Sonra bu çocuklara, ayetler ezberletilmeye başlanıyor. Küçük çocukları ne olduğunu anlamadıkları cümleleri tekrar tekrar tekrar söyleyerek hafızlarına kazıyorlar. Bu yöntemle o beyinler; bu anlamsız cümlelerle dolduruluyor… Çocukların bilinç altlarına da korku ve baş eğmecilik yerleştiriliyor. Böylece köleleştirilmiş bir kadro elde ediliyor.
DEĞERLİ BEYİNLER
Hafız olarak ayrılan çocuklar, gerçekten değerli beyinlere sahip. Bu çocuklar normal eğitimden geçirilseler ülkenin kalkınmasına, millete ve hatta insanlığa hizmet edecek ürünler geliştirebilecekler. Ama dinci siyasetçiler, kendilerine hafız adı altında propaganda militanları yetiştirmek için o beyinleri katlediyorlar.

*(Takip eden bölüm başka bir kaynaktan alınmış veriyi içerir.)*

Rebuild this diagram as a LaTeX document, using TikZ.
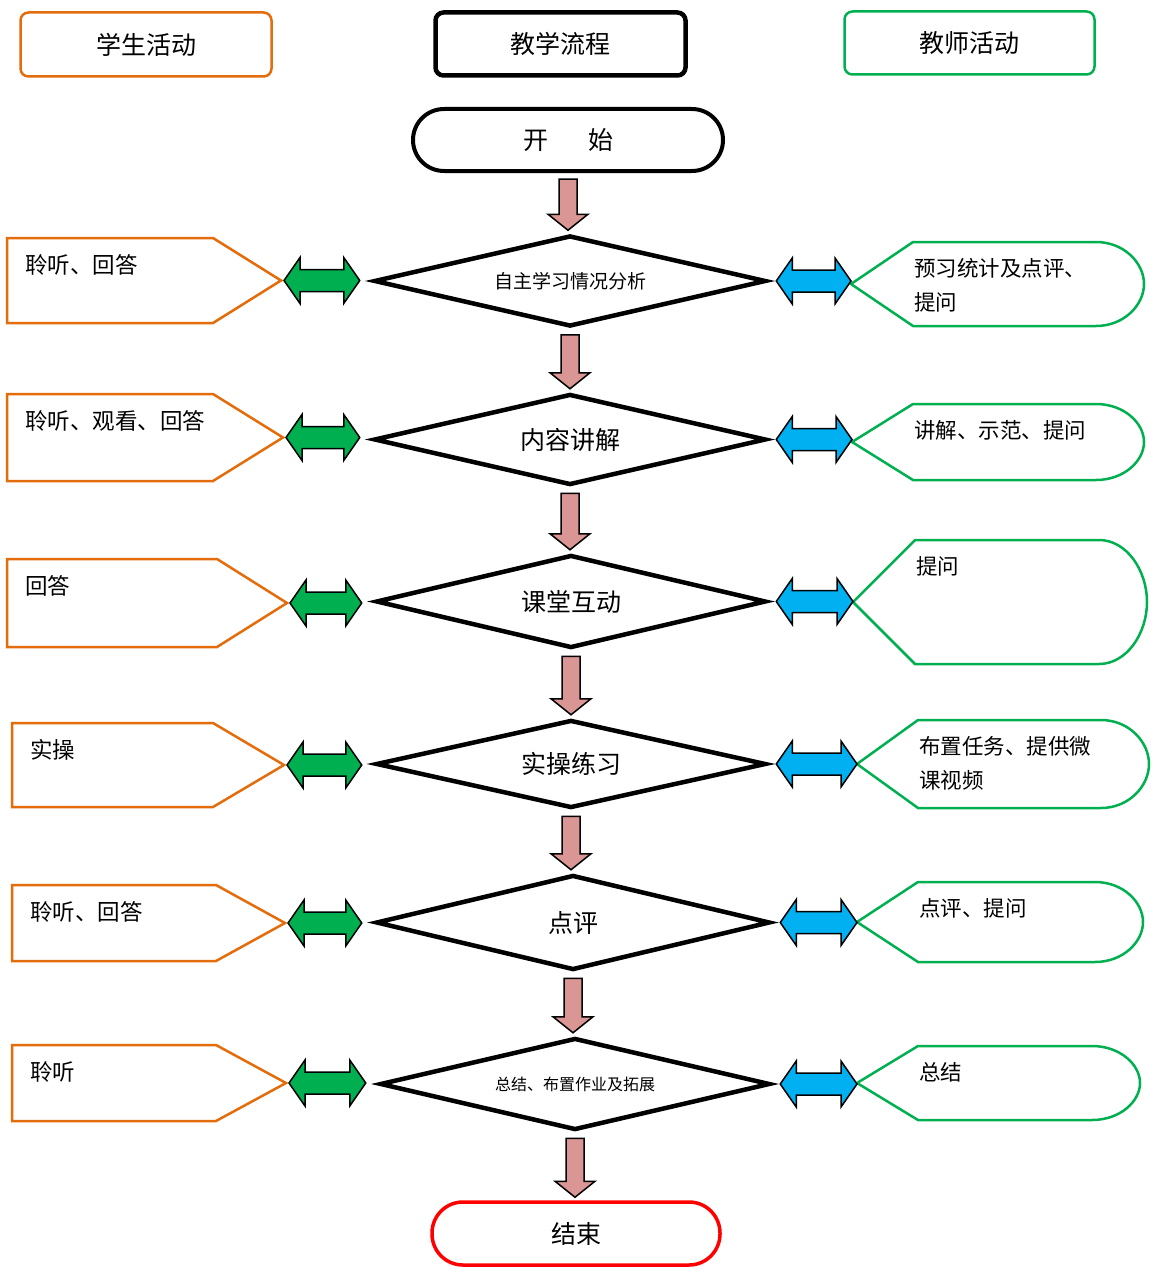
\documentclass[tikz,border=0pt]{standalone}
\usepackage{fontspec}
\setmainfont{Noto Sans CJK SC}
\usetikzlibrary{shapes.geometric,calc}
\definecolor{orng}{HTML}{E46C0A}
\definecolor{grn}{HTML}{00B050}
\definecolor{blu}{HTML}{00B0F0}
\definecolor{pnk}{HTML}{D99694}
\newcommand\lfont{\fontsize{22.5}{34}\selectfont}
\newcommand\rfont{\fontsize{21.5}{34}\selectfont}
\newcommand\stuL[7]{%
  \draw[lbox] (#2,#3) -- (#5,#3) -- (#6,{(#3+#4)/2}) -- (#5,#4) -- (#2,#4) -- cycle;
  \coordinate (#1tip) at (#6,{(#3+#4)/2});
  \node[sidetxt, font=\lfont] (#1txt) at (#2+18,#3+16) {#7};
}
\newcommand\tchR[7]{%
  \draw[rbox] (#2,{(#3+#4)/2}) -- (#5,#3) -- (#6-48,#3)
    .. controls (#6-20,#3) and (#6,{#3+(#4-#3)/4}) .. (#6,{(#3+#4)/2})
    .. controls (#6,{#4-(#4-#3)/4}) and (#6-20,#4) .. (#6-48,#4) -- (#5,#4) -- cycle;
  \coordinate (#1tip) at (#2,{(#3+#4)/2});
  \node[sidetxt, font=\rfont] (#1txt) at (#5+1,#3+16) {#7};
}
\begin{document}
\begin{tikzpicture}[x=1pt,y=-1pt,
  hdr/.style={rectangle, rounded corners=8pt, inner sep=0, font=\fontsize{25}{30}\selectfont},
  dia/.style={diamond, aspect=4.2, draw, line width=4.5pt, inner sep=0, font=\fontsize{25}{30}\selectfont},
  term/.style={rectangle, rounded corners=31pt, inner sep=0, font=\fontsize{25}{30}\selectfont},
  lbox/.style={draw=orng, line width=2.5pt},
  rbox/.style={draw=grn, line width=2.5pt},
  sidetxt/.style={anchor=north west, inner sep=0, align=left},
  blk/.style={draw=black, line width=1.5pt},
  vblock/.style={to path={let \p1=(\tikztostart), \p2=(\tikztotarget) in
    (\x1-9pt,\y1-6pt) -- (\x1+9pt,\y1-6pt) -- (\x1+9pt,\y2+19pt) -- (\x1+20pt,\y2+19pt)
    -- (\x1,\y2+3pt) -- (\x1-20pt,\y2+19pt) -- (\x1-9pt,\y2+19pt) -- cycle}},
  hblock/.style={to path={let \p1=(\tikztostart), \p2=(\tikztotarget) in
    (\x1,\y1) -- (\x1+16pt,\y1+23pt) -- (\x1+16pt,\y1+11pt) -- (\x2-16pt,\y1+11pt)
    -- (\x2-16pt,\y1+23pt) -- (\x2,\y1) -- (\x2-16pt,\y1-23pt) -- (\x2-16pt,\y1-11pt)
    -- (\x1+16pt,\y1-11pt) -- (\x1+16pt,\y1-23pt) -- cycle}}
]
\useasboundingbox (0,0) rectangle (1151,1271);
\fill[white] (0,0) rectangle (1151,1271);

% headers
\node[hdr, draw=orng, line width=2.5pt, minimum width=251pt, minimum height=64pt] (hstu) at (146,44.5) {学生活动};
\node[hdr, draw=black, line width=4.5pt, minimum width=250pt, minimum height=63pt] (hflow) at (560.5,44) {教学流程};
\node[hdr, draw=grn, line width=2.5pt, minimum width=250pt, minimum height=63pt] (htch) at (969.5,43) {教师活动};

% terminals
\node[term, draw=black, line width=4pt, minimum width=310pt, minimum height=62pt] (start) at (568,140) {开\hspace{1.6em}始};
\node[term, draw=red, line width=3.5pt, minimum width=288pt, minimum height=63pt] (finish) at (576,1233.5) {结束};

% diamonds
\node[dia, minimum width=392pt, minimum height=91pt, font=\fontsize{19}{22}\selectfont] (d1) at (570,281) {自主学习情况分析};
\node[dia, minimum width=392pt, minimum height=91pt] (d2) at (570,439.5) {内容讲解};
\node[dia, minimum width=390pt, minimum height=93pt] (d3) at (571,601.5) {课堂互动};
\node[dia, minimum width=390pt, minimum height=88pt] (d4) at (571,764) {实操练习};
\node[dia, minimum width=394pt, minimum height=95pt] (d5) at (573,922.5) {点评};
\node[dia, minimum width=390pt, minimum height=92pt, font=\fontsize{16}{20}\selectfont] (d6) at (575,1084) {总结、布置作业及拓展};

% student boxes
\stuL{L1}{7}{238}{323}{213}{281}{聆听、回答}
\stuL{L2}{7}{394}{481}{213}{283}{聆听、观看、回答}
\stuL{L3}{7}{559}{647}{217}{287}{回答}
\stuL{L4}{12}{723}{807}{213}{284}{实操}
\stuL{L5}{12}{885}{961}{216}{285}{聆听、回答}
\stuL{L6}{12}{1045}{1121}{216}{286}{聆听}

% teacher boxes
\tchR{R1}{851}{242}{326}{913}{1144}{预习统计及点评、\\提问}
\tchR{R2}{852}{404}{480}{913}{1144}{讲解、示范、提问}
\tchR{R3}{853}{540}{664}{915}{1147}{提问}
\tchR{R4}{857}{720}{808}{918}{1149}{布置任务、提供微\\课视频}
\tchR{R5}{857}{882}{962}{918}{1143}{点评、提问}
\tchR{R6}{857}{1046}{1120}{918}{1140}{总结}

% down arrows
\draw[blk, fill=pnk, vblock] (start.south) to (d1.north);
\draw[blk, fill=pnk, vblock] (d1.south) to (d2.north);
\draw[blk, fill=pnk, vblock] (d2.south) to (d3.north);
\draw[blk, fill=pnk, vblock] (d3.south) to (d4.north);
\draw[blk, fill=pnk, vblock] (d4.south) to (d5.north);
\draw[blk, fill=pnk, vblock] (d5.south) to (d6.north);
\draw[blk, fill=pnk, vblock] (d6.south) to (finish.north);

% green double arrows
\draw[blk, fill=grn, hblock] ($(L1tip)+(3,0)$) to ($(d1.west)+(-12,0)$);
\draw[blk, fill=grn, hblock] ($(L2tip)+(3,0)$) to ($(d2.west)+(-12,0)$);
\draw[blk, fill=grn, hblock] ($(L3tip)+(3,0)$) to ($(d3.west)+(-12,0)$);
\draw[blk, fill=grn, hblock] ($(L4tip)+(3,0)$) to ($(d4.west)+(-12,0)$);
\draw[blk, fill=grn, hblock] ($(L5tip)+(3,0)$) to ($(d5.west)+(-12,0)$);
\draw[blk, fill=grn, hblock] ($(L6tip)+(3,0)$) to ($(d6.west)+(-12,0)$);

% blue double arrows
\draw[blk, fill=blu, hblock] ($(d1.east)+(8,0)$) to (R1tip);
\draw[blk, fill=blu, hblock] ($(d2.east)+(8,0)$) to (R2tip);
\draw[blk, fill=blu, hblock] ($(d3.east)+(8,0)$) to (R3tip);
\draw[blk, fill=blu, hblock] ($(d4.east)+(8,0)$) to (R4tip);
\draw[blk, fill=blu, hblock] ($(d5.east)+(8,0)$) to (R5tip);
\draw[blk, fill=blu, hblock] ($(d6.east)+(8,0)$) to (R6tip);
\end{tikzpicture}
\end{document}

Üretecek, değer yaratacak çocuklar; hiçbir işe yaramayan ve artık geride kalmış hafızlık uğruna çöpe atılmış oluyorlar. On binlerce üstün beyin sahibi genç, üretemediği gibi hiçbir emek vermeden üretilenleri tüketerek toplumun sırtına yük oluyor.
LİNÇ ETMEYE KALKIŞTILAR
Hafız adı altında AKP militanı yetiştirme projesinin merkezi Diyanet İşleri Başkanlığı. Peki hafızları kim yetiştiriyor? Ayasofya Camisi'nde yapılan programda Mustafa Kemal Atatürk'e dolaylı yoldan "zalim ve kafir" diyen ve hakkında bir işlem yapılmayan Mustafa Demirkan adlı bir yobaz... Diyanet İşleri, işte bu adamı "Hafızların reisi" yapmış, işin başına getirmiş... İşte o çocukları böyle adamlar yetiştiriyor...
Sadece Diyanet İşleri değil, bu kurumun izni ve desteğiyle yıkıcı tarikatlar da hafızlık kursları açıyor. Bunlar gösterişli mezuniyet törenleri yaparak çocukları bu sakat yola katılmaya özendiriyor.
Bu sistemi eleştirenlere toplu saldırılar yapılıyor. Yeniçağ Gazetesi yazarlarından Fatih Ergin bu gerçeğe dikkat çeken bir tweet attığı için aralarında Diyanet’in de yer aldığı gerici kuruluşlar ve yayın organları tarafından linç edilmek istendi. Ama Fatih Ergin tezinde direndi ve bu dik duruşuyla saldırganları püskürttü.
BİR KURUŞ KATKILARI VAR MI?
Ülkede 89 bin 800 dolayında kayıtlı cami bulunuyor. Buralarda imamlar. müezzinler, hizmetliler görev yapıyor. Ülkenin ekonomisine bir kuruşluk katkısı bulunmayan yüz binlerce insan devletten ballı maaşlar alarak İslam dinini, iktidarın işine gelecek biçimde uyguluyorlar. Yetmiyor bir de hafızları devreye sokuyorlar… Yetmiyor; medrese denilen akıl-bilim dışı kuruluşlarda çağına düşman elemanlar yetiştiriyorlar. Bilimin merkezi olması gereken üniversiteleri, bu insanlık düşmanı medreselerle işbirliğine zorluyorlar. Üniversiteleri medreseleştirip buralardan da dindar görüntülü yeni militanlar yetiştirmeye çabalıyorlar.
Anayasanın açık açık çiğnendiği bu süreci de AKP Lideri Erdoğan yönetiyor.
Anayasa’yı korumakla yükümlü olan Yargıtay Cumhuriyet Başsavcılığı ise bu büyük suçu görmezden geliyor.
Bakalım nereye kadar?
MUTLU YILLAR: Değerli okurlarım! 20 yıllık “karanlık AKP Orta Çağı”nı 2023 yılında bitirmek özlemiyle hepinizin yeni yılını kutluyorum.